Former Massachusetts governor and possible 2012 presidential contender Mitt Romney has spent a lot of time campaigning against the recent health care overhaul.
One problem: It looks a lot like the law he signed in 2006 while he was governor of Massachusetts.
“In every important respect the Obama plan and the Romney plan are identical,” says Michael Cannon, Cato director of health policy studies.
In a new video, Cato’s David Boaz and Michael Cannon explain how alike the two plans really are. Watch:
Cato scholars have been critical of Romney’s health care plan since its inception. In June 2006, Michael Tanner authored the Cato Briefing Paper, “No Miracle in Massachusetts: Why Governor Romney’s Health Care Reform Won’t Work,” and concluded:
[T]he act goes far beyond an individual mandate to radically change the way health insurance is bought and sold in the state. Many observers see Massachusetts’s reforms as a model for the nation, but a closer look provides ample reasons to be skeptical.
…Health care needs more consumer control and freer markets, not more government regulation, controls, and subsidies. The Massachusetts reform takes us in the wrong direction.
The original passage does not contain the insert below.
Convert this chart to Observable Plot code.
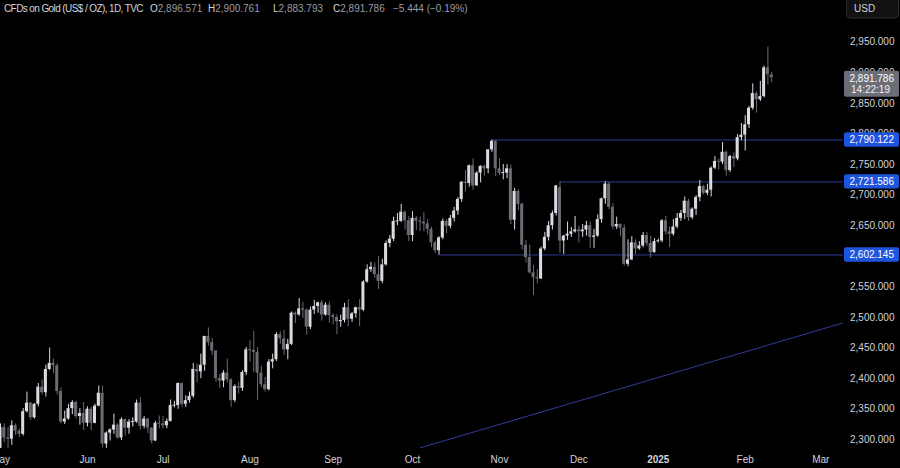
<!DOCTYPE html>
<html>
<head>
<meta charset="utf-8">
<script src="https://cdn.jsdelivr.net/npm/d3@7"></script>
<script src="https://cdn.jsdelivr.net/npm/@observablehq/plot@0.6"></script>
<style>
html,body{margin:0;padding:0;background:#000;overflow:hidden;}
#chart{width:900px;height:468px;background:#000;}
</style>
</head>
<body>
<div id="chart"></div>
<script>
// ---------- DATA ----------
const title = "CFDs on Gold (US$ / OZ), 1D, TVC";
const currency = "USD";
const countdown = "14:22:19";

const dates = [
"2024-05-01","2024-05-02","2024-05-03","2024-05-06","2024-05-07","2024-05-08","2024-05-09","2024-05-10","2024-05-13","2024-05-14","2024-05-15","2024-05-16","2024-05-17","2024-05-20","2024-05-21","2024-05-22","2024-05-23","2024-05-24","2024-05-27","2024-05-28","2024-05-29","2024-05-30","2024-05-31",
"2024-06-03","2024-06-04","2024-06-05","2024-06-06","2024-06-07","2024-06-10","2024-06-11","2024-06-12","2024-06-13","2024-06-14","2024-06-17","2024-06-18","2024-06-19","2024-06-20","2024-06-21","2024-06-24","2024-06-25","2024-06-26","2024-06-27","2024-06-28",
"2024-07-01","2024-07-02","2024-07-03","2024-07-04","2024-07-05","2024-07-08","2024-07-09","2024-07-10","2024-07-11","2024-07-12","2024-07-15","2024-07-16","2024-07-17","2024-07-18","2024-07-19","2024-07-22","2024-07-23","2024-07-24","2024-07-25","2024-07-26","2024-07-29","2024-07-30","2024-07-31",
"2024-08-01","2024-08-02","2024-08-05","2024-08-06","2024-08-07","2024-08-08","2024-08-09","2024-08-12","2024-08-13","2024-08-14","2024-08-15","2024-08-16","2024-08-19","2024-08-20","2024-08-21","2024-08-22","2024-08-23","2024-08-26","2024-08-27","2024-08-28","2024-08-29","2024-08-30",
"2024-09-02","2024-09-03","2024-09-04","2024-09-05","2024-09-06","2024-09-09","2024-09-10","2024-09-11","2024-09-12","2024-09-13","2024-09-16","2024-09-17","2024-09-18","2024-09-19","2024-09-20","2024-09-23","2024-09-24","2024-09-25","2024-09-26","2024-09-27","2024-09-30",
"2024-10-01","2024-10-02","2024-10-03","2024-10-04","2024-10-07","2024-10-08","2024-10-09","2024-10-10","2024-10-11","2024-10-14","2024-10-15","2024-10-16","2024-10-17","2024-10-18","2024-10-21","2024-10-22","2024-10-23","2024-10-24","2024-10-25","2024-10-28","2024-10-29","2024-10-30","2024-10-31",
"2024-11-01","2024-11-04","2024-11-05","2024-11-06","2024-11-07","2024-11-08","2024-11-11","2024-11-12","2024-11-13","2024-11-14","2024-11-15","2024-11-18","2024-11-19","2024-11-20","2024-11-21","2024-11-22","2024-11-25","2024-11-26","2024-11-27","2024-11-28","2024-11-29",
"2024-12-02","2024-12-03","2024-12-04","2024-12-05","2024-12-06","2024-12-09","2024-12-10","2024-12-11","2024-12-12","2024-12-13","2024-12-16","2024-12-17","2024-12-18","2024-12-19","2024-12-20","2024-12-23","2024-12-24","2024-12-26","2024-12-27","2024-12-30","2024-12-31",
"2025-01-01","2025-01-02","2025-01-03","2025-01-06","2025-01-07","2025-01-08","2025-01-09","2025-01-10","2025-01-13","2025-01-14","2025-01-15","2025-01-16","2025-01-17","2025-01-20","2025-01-21","2025-01-22","2025-01-23","2025-01-24","2025-01-27","2025-01-28","2025-01-29","2025-01-30","2025-01-31",
"2025-02-03","2025-02-04","2025-02-05","2025-02-06","2025-02-07","2025-02-10","2025-02-11","2025-02-12"
];

const open = [
2286,2320,2303,2301,2323,2314,2309,2346,2360,2336,2358,2386,2377,2415,2425,2421,2379,2329,2334,2351,2361,2338,2343,
2327,2350,2327,2355,2376,2293,2311,2316,2324,2303,2333,2319,2329,2329,2360,2322,2334,2319,2298,2327,
2326,2323,2330,2356,2356,2392,2358,2364,2371,2415,2411,2422,2469,2459,2445,2400,2396,2409,2398,2364,2387,2384,2410,
2447,2446,2443,2409,2390,2382,2427,2431,2472,2465,2447,2456,2507,2504,2514,2512,2484,2512,2518,2524,2504,2520,
2503,2500,2493,2495,2516,2497,2506,2516,2512,2558,2578,2582,2570,2559,2586,2621,2628,2657,2657,2672,2658,
2634,2662,2657,2656,2653,2644,2622,2609,2630,2657,2649,2662,2674,2693,2721,2719,2748,2715,2736,2747,2743,2774,2788,
2743,2736,2736,2743,2659,2706,2685,2618,2598,2573,2565,2563,2612,2631,2650,2670,2712,2625,2633,2636,2640,
2643,2640,2643,2650,2631,2633,2660,2694,2718,2680,2648,2652,2646,2587,2594,2622,2612,2617,2634,2621,2606,
2624,2625,2658,2640,2636,2648,2662,2670,2690,2663,2677,2696,2714,2703,2708,2744,2755,2754,2770,2740,2763,2759,2794,
2798,2815,2842,2866,2856,2861,2908,2896.571
];
const high = [
2326,2326,2320,2331,2326,2318,2351,2378,2361,2359,2392,2398,2422,2450,2432,2424,2385,2347,2358,2364,2363,2351,2361,
2354,2353,2358,2388,2388,2313,2318,2342,2326,2336,2334,2333,2336,2365,2369,2338,2335,2320,2330,2339,
2338,2334,2365,2363,2393,2393,2372,2378,2425,2424,2440,2469,2483,2466,2446,2407,2413,2432,2400,2390,2394,2413,2451,
2462,2477,2451,2420,2402,2431,2440,2475,2477,2479,2464,2509,2509,2531,2525,2514,2517,2528,2525,2528,2524,2525,
2506,2504,2504,2523,2529,2508,2517,2529,2560,2586,2590,2589,2600,2595,2625,2634,2664,2670,2685,2674,2665,
2673,2665,2664,2671,2660,2648,2625,2632,2661,2660,2667,2680,2696,2722,2740,2749,2759,2738,2748,2749,2774,2790.1,2789,
2760,2750,2750,2749,2711,2709,2687,2626,2618,2585,2578,2615,2639,2657,2674,2716,2721.6,2634,2656,2647,2665,
2649,2652,2657,2656,2644,2668,2695,2722,2721,2686,2664,2653,2651,2627,2632,2627,2624,2639,2639,2633,2629,
2628,2660,2665,2648,2660,2670,2675,2697,2693,2679,2699,2724,2716,2718,2746,2763,2759,2786,2772,2765,2769,2799,2817,
2830,2845,2882,2869,2886,2911,2942,2900.761
];
const low = [
2285,2295,2277,2291,2307,2303,2306,2344,2332,2334,2354,2373,2370,2413,2408,2373,2326,2325,2332,2341,2334,2324,2315,
2321,2315,2326,2354,2287,2286,2298,2309,2301,2299,2306,2309,2321,2327,2316,2318,2310,2293,2297,2318,
2318,2318,2329,2352,2350,2353,2353,2360,2368,2393,2400,2412,2453,2438,2394,2384,2385,2393,2353,2361,2375,2379,2405,
2427,2410,2364,2385,2378,2380,2416,2428,2456,2438,2431,2454,2490,2502,2498,2471,2480,2505,2507,2494,2502,2491,
2488,2472,2484,2491,2485,2492,2499,2485,2510,2556,2574,2564,2546,2555,2584,2614,2624,2650,2655,2643,2624,
2624,2642,2640,2640,2635,2614,2605,2602.1,2627,2637,2645,2656,2667,2688,2705,2713,2708,2715,2720,2731,2735,2770,2730,
2732,2725,2727,2652,2643,2675,2610,2589,2571,2536,2555,2562,2609,2625,2643,2666,2605,2603,2626,2631,2638,
2622,2631,2633,2613,2613,2631,2654,2685,2676,2643,2644,2632,2584,2583,2593,2603,2610,2614,2616,2597,2605,
2622,2622,2635,2614,2633,2645,2657,2660,2657,2660,2667,2689,2700,2699,2697,2742,2741,2750,2731,2737,2745,2756,2789,
2772,2809,2839,2834,2853,2859,2880,2883.793
];
const close = [
2320,2303,2301,2323,2314,2309,2346,2360,2336,2358,2386,2377,2415,2425,2421,2379,2329,2334,2351,2361,2338,2343,2327,
2350,2327,2355,2376,2293,2311,2316,2324,2303,2333,2319,2329,2329,2360,2322,2334,2319,2298,2327,2326,
2323,2330,2356,2356,2392,2358,2364,2371,2415,2411,2422,2469,2459,2445,2400,2396,2409,2398,2364,2387,2384,2410,2447,
2446,2443,2409,2390,2382,2427,2431,2472,2465,2447,2456,2507,2504,2514,2512,2484,2512,2518,2524,2504,2520,2503,
2500,2493,2495,2516,2497,2506,2516,2512,2558,2578,2582,2570,2559,2586,2621,2628,2657,2657,2672,2658,2634,
2662,2657,2656,2653,2644,2622,2609,2630,2657,2649,2662,2674,2693,2721,2719,2748,2715,2736,2747,2743,2774,2788,2743,
2736,2736,2743,2659,2706,2685,2618,2598,2573,2565,2563,2612,2631,2650,2670,2715,2625,2633,2636,2640,2643,
2640,2643,2650,2631,2633,2660,2694,2718,2680,2648,2652,2646,2587,2594,2622,2612,2617,2634,2621,2606,2624,
2625,2658,2640,2636,2648,2662,2670,2690,2663,2677,2696,2714,2703,2708,2744,2755,2754,2770,2740,2763,2759,2794,2798,
2815,2842,2866,2856,2861,2908,2897,2891.786
];

// horizontal levels (price, anchor date of the ray)
const levelPrices = [2790.122, 2721.586, 2602.145];
const levelStartDates = ["2024-10-30", "2024-11-25", "2024-10-10"];

// trend line anchor points (bar position, price)
const trendBars = [111.1, 223];
const trendPrices = [2287, 2491.3];

// axis ticks
const yTicks = [2300,2350,2400,2450,2500,2550,2600,2650,2700,2750,2800,2850,2900,2950];
const monthTickDates = ["2024-05-01","2024-06-03","2024-07-01","2024-08-01","2024-09-02","2024-10-01","2024-11-01","2024-12-02","2025-01-01","2025-02-03","2025-03-03"];
const monthTickLabels = ["May","Jun","Jul","Aug","Sep","Oct","Nov","Dec","2025","Feb","Mar"];

// header values
const lastOpen = 2896.571, lastHigh = 2900.761, lastLow = 2883.793, lastClose = 2891.786;
const changeText = "\u22125.444 (\u22120.19%)";

// ---------- CHART ----------
const UP = "#d9dbe0", DN = "#6a6c74";
const LEVEL = "#2f3b94", TREND = "#2f3a98", LABELBG = "#1f55de";
const TEXT = "#d1d4dc", DIM = "#9a9ca4";
const FONT = "'Liberation Sans', Arial, sans-serif";
const X_MAX = 223;
const fmt = d3.format(",.3f");

function barIndex(d) {
  const k = dates.indexOf(d);
  if (k >= 0) return k;
  let n = dates.length - 1;
  let t = new Date(dates[n] + "T00:00:00Z");
  const end = new Date(d + "T00:00:00Z");
  while (t < end) {
    t = new Date(t.getTime() + 864e5);
    const wd = t.getUTCDay();
    if (wd !== 0 && wd !== 6) n++;
  }
  return n;
}

const bars = dates.map((d, i) => {
  const o = open[i], c = close[i];
  let lo = Math.min(o, c), hi = Math.max(o, c);
  if (hi - lo < 1.5) { const m = (hi + lo) / 2; lo = m - 0.8; hi = m + 0.8; }
  return {i, h: high[i], l: low[i], lo, hi, col: c >= o ? UP : DN};
});
const monthIdx = monthTickDates.map(barIndex);
const trend = trendBars.map((b, k) => ({b, p: trendPrices[k]}));

const chart = Plot.plot({
  width: 900, height: 468,
  marginLeft: 0, marginRight: 57, marginTop: 0, marginBottom: 20,
  style: {background: "#000", color: TEXT, fontFamily: FONT, fontSize: "10px"},
  x: {type: "linear", domain: [0, X_MAX], range: [0, 843], axis: null},
  y: {type: "linear", domain: [2300, 2950], range: [439.3, 41.7], axis: null},
  color: {type: "identity"},
  marks: [
    Plot.ruleY(levelPrices, {y: d => d, x1: (d, k) => barIndex(levelStartDates[k]), x2: X_MAX, stroke: LEVEL, strokeWidth: 1, clip: true}),
    Plot.line(trend, {x: "b", y: "p", stroke: TREND, strokeWidth: 1, clip: true}),
    Plot.ruleX(bars, {x: "i", y1: "l", y2: "h", stroke: "col", strokeWidth: 1, clip: true}),
    Plot.rect(bars, {x1: d => d.i - 0.4, x2: d => d.i + 0.4, y1: "lo", y2: "hi", fill: "col", clip: true}),
    Plot.axisX({anchor: "bottom", ticks: monthIdx, tickFormat: d => monthTickLabels[monthIdx.indexOf(d)], tickSize: 0, tickPadding: 7, fill: TEXT}),
    Plot.axisY({anchor: "right", ticks: yTicks, tickFormat: fmt, tickSize: 0, tickPadding: 51, textAnchor: "end", fill: TEXT})
  ]
});
document.getElementById("chart").appendChild(chart);

// ---------- OVERLAYS (price labels, header) ----------
const svg = d3.select(chart);
svg.selectAll("text").filter(function(){ return this.textContent === "2025"; }).attr("font-weight", "bold");
const ys = chart.scale("y");
const g = svg.append("g").attr("font-family", FONT).attr("font-size", 10).attr("text-anchor", "start");

levelPrices.forEach(v => {
  const y = ys.apply(v);
  g.append("rect").attr("x", 844).attr("y", y - 7.2).attr("width", 55).attr("height", 14.4).attr("rx", 2).attr("fill", LABELBG);
  g.append("text").attr("x", 894).attr("y", y).attr("dy", "0.35em").attr("text-anchor", "end").attr("fill", "#ffffff").text(fmt(v));
});

{
  const y = ys.apply(lastClose);
  g.append("rect").attr("x", 844).attr("y", y - 6.5).attr("width", 55).attr("height", 26).attr("rx", 2).attr("fill", "#6b6e76");
  g.append("text").attr("x", 894).attr("y", y + 1.5).attr("dy", "0.35em").attr("text-anchor", "end").attr("fill", "#ffffff").text(fmt(lastClose));
  g.append("text").attr("x", 890).attr("y", y + 12).attr("dy", "0.35em").attr("text-anchor", "end").attr("fill", "#f0f0f0").text(countdown);
}

// currency box
g.append("rect").attr("x", 846.5).attr("y", -3).attr("width", 52).attr("height", 21).attr("rx", 4).attr("fill", "#121212").attr("stroke", "#2c2c2e");
g.append("text").attr("x", 854).attr("y", 8).attr("dy", "0.35em").attr("fill", TEXT).text(currency);

// header line
const hy = 8;
g.append("text").attr("x", 4).attr("y", hy).attr("dy", "0.35em").attr("fill", TEXT).attr("letter-spacing", "-0.6").text(title);
const parts = [["O", lastOpen, 150], ["H", lastHigh, 208], ["L", lastLow, 273], ["C", lastClose, 333]];
parts.forEach(([k, v, x]) => {
  const t = g.append("text").attr("x", x).attr("y", hy).attr("dy", "0.35em");
  t.append("tspan").attr("fill", TEXT).text(k);
  t.append("tspan").attr("fill", DIM).text(fmt(v));
});
g.append("text").attr("x", 393).attr("y", hy).attr("dy", "0.35em").attr("fill", DIM).text(changeText);
</script>
</body>
</html>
(It was not long before Tanner’s predictions about the Massachusetts plan came true.)
Romney’s record on health care will certainly come up if he pursues further political aspirations in the next few years. As David Boaz asks, “How can he lead the charge against a health care plan that is modeled on his own? How can he go around denouncing a government takeover and an intrusion of people’s rights when he authored a very similar plan?”